The other thing that I always have to remind myself is that even though it feels like there's a consciousness moving, in reality my "consciousness" is present at every moment in time that I exist! And moving is a word that means position changing as time changes, so talking about moving through time is talking about "time changing times as time changes", which doesn't really say anything.

Lastly, if there were a thread connecting all past and future consciousness, how would you know? Would it feel any different than your experience now?

In response to Don't Get Offended
Comment author: John_Maxwell_IV 07 March 2013 08:20:12AM *  32 points [-]

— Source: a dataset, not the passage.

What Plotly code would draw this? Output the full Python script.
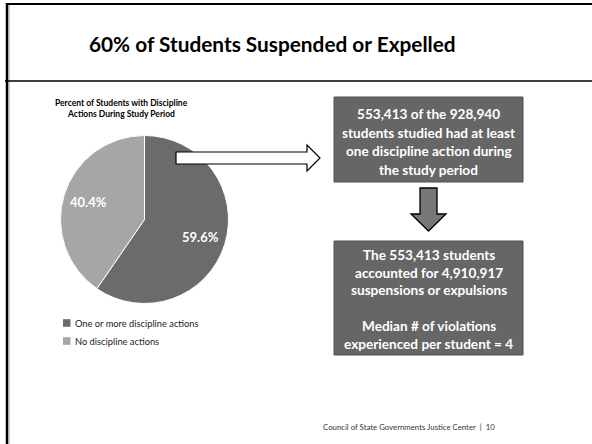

I used to feel that getting offended was useless and counterproductive, but a friend pointed out that if people are not treating you with respect, that can be a genuinely problematic situation.

Wei Dai suggests that offense is experienced when people feel they are being treated as being low status. So if you feel offended, a good first question might be "do I care that this person is treating me as low status?" If there is no one else around, and you don't expect to see the person again, then your answer may be no. If there are others around, or you expect to see the person again, then things may be more difficult. Yes, you can politely ask people to be more considerate of you, but that's not exactly a high-status move.

So, I don't feel that "never act offended" passes the "rationalists should win" test as a group norm. It might actually be good that "That's offensive" represents a high-status way to say "You're treating me as low status. Stop."

It might even be worthwhile to expand the concept of offense. Currently it's only acceptable to be offended when people treat you as low status in certain narrow ways. If someone says something nasty about your nose, "That's offensive" is not nearly as high-status a response as it would be if someone said something about your race. (Theory: "That's racist" works as a high-status response because you're implicitly invoking the coalition of all the people who think racist statements are bad.) But nasty statements about your nose can still be pretty nasty.

To expand the concept of offense to all nasty statements, you might have to create a widespread social norm against nasty statements in general, to give people a coalition to invoke. Though, perhaps "Gee, you sound like someone who has a lot of friends" or similar would act as an effective stand-in.

(As you point out, it's not too hard to fake offense, so we don't necessarily disagree on anything.)

Comment author: Malenfant 08 March 2013 09:11:11PM 11 points [-]

Machiavelli wrote in "The Prince" about the similar dilemma of advice. If you let everyone give you advice, you seem like a pushover, but if you don't take any advice, you'll probably do something stupid. His recommendation was to have a circle of people who you take advice from, and to ignore everyone else.

A similar system could work well for offense. If you want to be high-status, when most people lower your status, get offended. But for a select few (probably the people who you work with when you're seeking truth in some form or another) practice never taking offense, as the original post suggests. Ideally, these people would know they could offend you, so they wouldn't censor potentially helpful ideas.